Wiscasset: Working in the heat!
“Humidity and me are not friends.”
A sweat bead ran down Wiscasset Transfer Station Superintendent Ron Lear’s right temple Saturday morning as the station opened for a day the National Weather Service predicted would hit 95F in Lincoln County and feel like 100-plus. He’d already been there an hour.
Lear and the rest of the staff had two strategies to beat the heat: Drinking a lot of the water the town provides them in five-gallon holders; and taking turns on indoor and outdoor tasks. Someone might be on corrugated cardboard inside the station after being outside with the recycling bins, Lear explained. Those interviewed were taking the heat in stride.

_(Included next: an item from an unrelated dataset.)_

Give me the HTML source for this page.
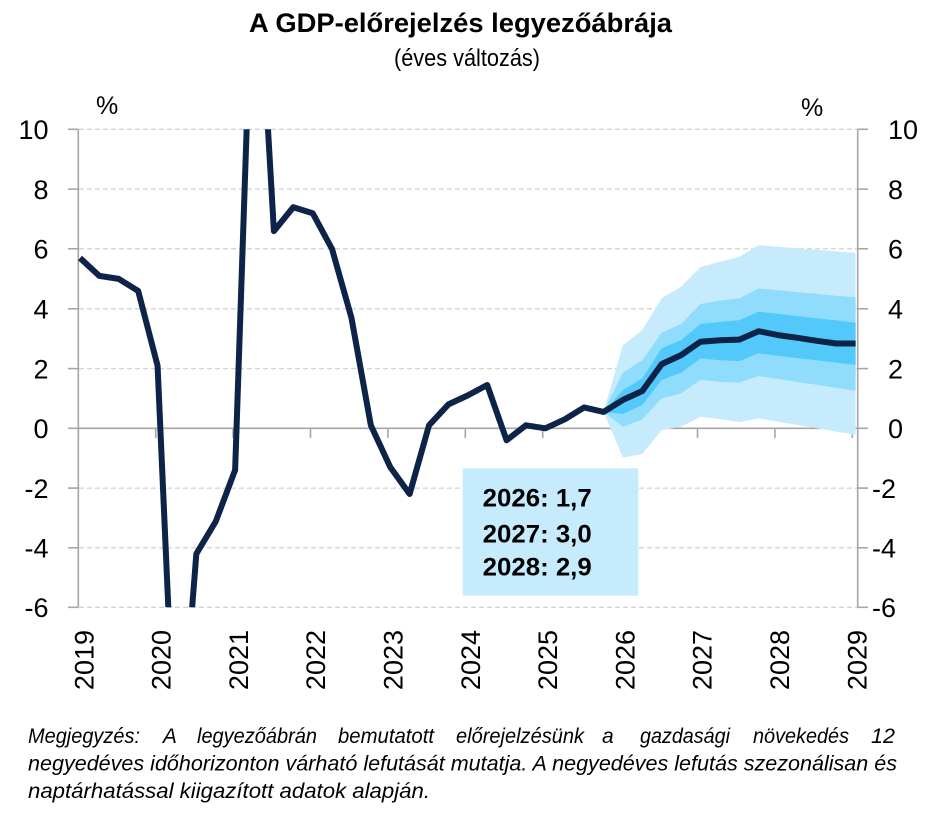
<!DOCTYPE html>
<html><head><meta charset="utf-8"><style>
html,body{margin:0;padding:0;background:#fff;}
svg{display:block;}
text{font-family:"Liberation Sans",sans-serif;fill:#000;}
</style></head><body>
<svg width="937" height="829" viewBox="0 0 937 829" xmlns="http://www.w3.org/2000/svg">
<rect width="937" height="829" fill="#fff"/>
<!-- Title -->
<text x="249" y="32" font-size="27" font-weight="bold" textLength="423" lengthAdjust="spacingAndGlyphs">A GDP-előrejelzés legyezőábrája</text>
<text x="394" y="66" font-size="24" textLength="146" lengthAdjust="spacingAndGlyphs">(éves változás)</text>
<!-- % labels -->
<text x="96" y="114" font-size="25">%</text>
<text x="801" y="116" font-size="25">%</text>
<!-- gridlines -->
<g stroke="#d3d3d3" stroke-width="1.3" stroke-dasharray="5,3">
<line x1="79" y1="129.3" x2="858" y2="129.3"/>
<line x1="79" y1="189.1" x2="858" y2="189.1"/>
<line x1="79" y1="248.8" x2="858" y2="248.8"/>
<line x1="79" y1="308.8" x2="858" y2="308.8"/>
<line x1="79" y1="368.6" x2="858" y2="368.6"/>
<line x1="79" y1="488.1" x2="858" y2="488.1"/>
<line x1="79" y1="547.8" x2="858" y2="547.8"/>
<line x1="79" y1="607.3" x2="858" y2="607.3"/>
</g>
<!-- axes -->
<g stroke="#a6a6a6" stroke-width="1.6" fill="none">
<line x1="78.3" y1="129.3" x2="78.3" y2="607.3"/>
<line x1="857.7" y1="129.3" x2="857.7" y2="607.3"/>
<line x1="78.3" y1="428.3" x2="857.7" y2="428.3"/>
<line x1="68" y1="129.3" x2="78.3" y2="129.3"/>
<line x1="68" y1="189.1" x2="78.3" y2="189.1"/>
<line x1="68" y1="248.8" x2="78.3" y2="248.8"/>
<line x1="68" y1="308.8" x2="78.3" y2="308.8"/>
<line x1="68" y1="368.6" x2="78.3" y2="368.6"/>
<line x1="68" y1="428.3" x2="78.3" y2="428.3"/>
<line x1="68" y1="488.1" x2="78.3" y2="488.1"/>
<line x1="68" y1="547.8" x2="78.3" y2="547.8"/>
<line x1="68" y1="607.3" x2="78.3" y2="607.3"/>
<line x1="857.7" y1="129.3" x2="868" y2="129.3"/>
<line x1="857.7" y1="189.1" x2="868" y2="189.1"/>
<line x1="857.7" y1="248.8" x2="868" y2="248.8"/>
<line x1="857.7" y1="308.8" x2="868" y2="308.8"/>
<line x1="857.7" y1="368.6" x2="868" y2="368.6"/>
<line x1="857.7" y1="428.3" x2="868" y2="428.3"/>
<line x1="857.7" y1="488.1" x2="868" y2="488.1"/>
<line x1="857.7" y1="547.8" x2="868" y2="547.8"/>
<line x1="857.7" y1="607.3" x2="868" y2="607.3"/>
<line x1="78.3" y1="428.3" x2="78.3" y2="438"/>
<line x1="155.7" y1="428.3" x2="155.7" y2="438"/>
<line x1="233.1" y1="428.3" x2="233.1" y2="438"/>
<line x1="310.5" y1="428.3" x2="310.5" y2="438"/>
<line x1="387.9" y1="428.3" x2="387.9" y2="438"/>
<line x1="465.3" y1="428.3" x2="465.3" y2="438"/>
<line x1="542.7" y1="428.3" x2="542.7" y2="438"/>
<line x1="620.1" y1="428.3" x2="620.1" y2="438"/>
<line x1="697.5" y1="428.3" x2="697.5" y2="438"/>
<line x1="774.9" y1="428.3" x2="774.9" y2="438"/>
<line x1="852.3" y1="428.3" x2="852.3" y2="438"/>
</g>
<!-- fan -->
<polygon fill="#c6ebfd" points="603.53,411.9 622.92,345.2 642.31,330.0 661.7,298.3 681.09,286.7 700.48,267.0 719.87,261.9 739.26,256.8 758.65,245.2 778.04,246.7 797.43,248.2 816.82,249.9 836.21,251.4 855.6,252.9 855.6,434.9 836.21,431.6 816.82,428.3 797.43,425.0 778.04,421.7 758.65,418.4 739.26,422.3 719.87,419.0 700.48,416.7 681.09,426.8 661.7,430.1 642.31,454.0 622.92,457.6"/>
<polygon fill="#8fdcfc" points="603.53,411.9 622.92,372.7 642.31,360.2 661.7,332.7 681.09,324.0 700.48,304.0 719.87,300.7 739.26,298.3 758.65,288.5 778.04,290.3 797.43,292.1 816.82,293.9 836.21,295.7 855.6,297.4 855.6,390.7 836.21,387.7 816.82,384.7 797.43,382.0 778.04,379.0 758.65,376.0 739.26,382.6 719.87,381.7 700.48,379.9 681.09,393.3 661.7,398.4 642.31,419.3 622.92,426.8"/>
<polygon fill="#52c9fa" points="603.53,411.9 622.92,390.1 642.31,378.4 661.7,348.2 681.09,340.2 700.48,324.0 719.87,321.9 739.26,320.2 758.65,311.8 778.04,313.9 797.43,316.0 816.82,318.4 836.21,320.4 855.6,322.8 855.6,364.9 836.21,362.6 816.82,360.2 797.43,358.1 778.04,355.7 758.65,353.3 739.26,361.1 719.87,360.2 700.48,358.4 681.09,372.7 661.7,379.9 642.31,405.0 622.92,414.0"/>
<!-- main line -->
<defs><clipPath id="pa"><rect x="70" y="129.3" width="800" height="478"/></clipPath></defs>
<polyline clip-path="url(#pa)" fill="none" stroke="#0d2347" stroke-width="6" stroke-linejoin="round" points="80.0,258.0 99.39,275.9 118.78,278.9 138.17,290.9 157.56,365.6 176.95,801.7 196.34,553.8 215.73,521.5 235.12,470.1 254.51,-103.5 273.9,231.1 293.29,207.2 312.68,213.2 332.07,249.1 351.46,317.8 370.85,425.3 390.24,467.1 409.63,494.0 429.02,425.3 448.41,404.4 467.8,395.4 487.19,385.0 506.58,440.3 525.97,425.3 545.36,428.3 564.75,419.3 584.14,407.4 603.53,411.9 622.92,399.9 642.31,391.0 661.7,364.1 681.09,355.1 700.48,341.7 719.87,340.2 739.26,339.6 758.65,331.2 778.04,335.1 797.43,337.8 816.82,340.8 836.21,343.5 855.6,343.5"/>
<!-- text box -->
<rect x="462.7" y="468.3" width="175.6" height="127.4" fill="#c6ebfd"/>
<g font-size="25" font-weight="bold">
<text x="482.7" y="506.5" textLength="109" lengthAdjust="spacingAndGlyphs">2026: 1,7</text>
<text x="482.7" y="542.3" textLength="109" lengthAdjust="spacingAndGlyphs">2027: 3,0</text>
<text x="482.7" y="575.5" textLength="109" lengthAdjust="spacingAndGlyphs">2028: 2,9</text>
</g>
<!-- left y labels -->
<g font-size="27" text-anchor="end">
<text x="48.5" y="139">10</text>
<text x="48.5" y="198.8">8</text>
<text x="48.5" y="258.5">6</text>
<text x="48.5" y="318.5">4</text>
<text x="48.5" y="378.3">2</text>
<text x="48.5" y="438">0</text>
<text x="48.5" y="497.8">-2</text>
<text x="48.5" y="557.5">-4</text>
<text x="48.5" y="617">-6</text>
</g>
<!-- right y labels -->
<g font-size="27">
<text x="888" y="139">10</text>
<text x="888" y="198.8">8</text>
<text x="888" y="258.5">6</text>
<text x="888" y="318.5">4</text>
<text x="888" y="378.3">2</text>
<text x="888" y="438">0</text>
<text x="872" y="497.8">-2</text>
<text x="872" y="557.5">-4</text>
<text x="872" y="617">-6</text>
</g>
<!-- x labels -->
<g font-size="27" text-anchor="end">
<text transform="translate(93.3,630) rotate(-90)">2019</text>
<text transform="translate(170.6,630) rotate(-90)">2020</text>
<text transform="translate(247.9,630) rotate(-90)">2021</text>
<text transform="translate(325.2,630) rotate(-90)">2022</text>
<text transform="translate(402.5,630) rotate(-90)">2023</text>
<text transform="translate(479.8,630) rotate(-90)">2024</text>
<text transform="translate(557.1,630) rotate(-90)">2025</text>
<text transform="translate(634.4,630) rotate(-90)">2026</text>
<text transform="translate(711.7,630) rotate(-90)">2027</text>
<text transform="translate(789.0,630) rotate(-90)">2028</text>
<text transform="translate(866.3,630) rotate(-90)">2029</text>
</g>
<!-- note -->
<g font-size="21" font-style="italic" fill="#000">
<text x="28" y="743" textLength="112" lengthAdjust="spacingAndGlyphs">Megjegyzés:</text>
<text x="162.9" y="743">A</text>
<text x="197" y="743" textLength="120" lengthAdjust="spacingAndGlyphs">legyezőábrán</text>
<text x="338" y="743" textLength="96" lengthAdjust="spacingAndGlyphs">bemutatott</text>
<text x="456" y="743" textLength="128" lengthAdjust="spacingAndGlyphs">előrejelzésünk</text>
<text x="602" y="743">a</text>
<text x="640" y="743" textLength="90" lengthAdjust="spacingAndGlyphs">gazdasági</text>
<text x="753" y="743" textLength="96" lengthAdjust="spacingAndGlyphs">növekedés</text>
<text x="871" y="743" textLength="24" lengthAdjust="spacingAndGlyphs">12</text>
<text x="28" y="770.5" textLength="869" lengthAdjust="spacingAndGlyphs">negyedéves időhorizonton várható lefutását mutatja. A negyedéves lefutás szezonálisan és</text>
<text x="28" y="798" textLength="402" lengthAdjust="spacingAndGlyphs">naptárhatással kiigazított adatok alapján.</text>
</g>
</svg>
</body></html>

“Summer in Maine,” attendant David Flynn shrugged and said. Then he resumed sweeping with a push broom in front of a bin of brush. After work, the Wiscasset man planned to go home and cool off at the pool. He also planned to work on the pontoon boat he’s been “rehabbing” and take it out on the water Sunday, either in Wiscasset or Damariscotta.
By midday Saturday, station staff had made some shade with cardboard and a wooden wardrobe, all discards. “Recycling,” Lear said, smiling under the cardboard.
At Ames True Value Supply in the end of the store where staff bring out animal feed and set out shavings, it was a two-fan day – four-foot fans, that is. Those help a lot, employee Dylan Jones said.
Usually, there’s one, but on hotter days like Saturday, two are used, Ames co-owner Jeff Averill said. He wasn’t sure yet how or if the heat would help determine the busiest time that day. People might shop early or wait until it’s hotter and cool off in the store’s air conditioning, he said. “You never know.”
Employee Ronnie Cromwell likes both water and Gatorade on a day that hot. “And when I get a second I like to sneak inside to the air conditioning.”
Red’s Eats co-owner Deb Gagnon said the heat always worries her, “for the staff and our guests.”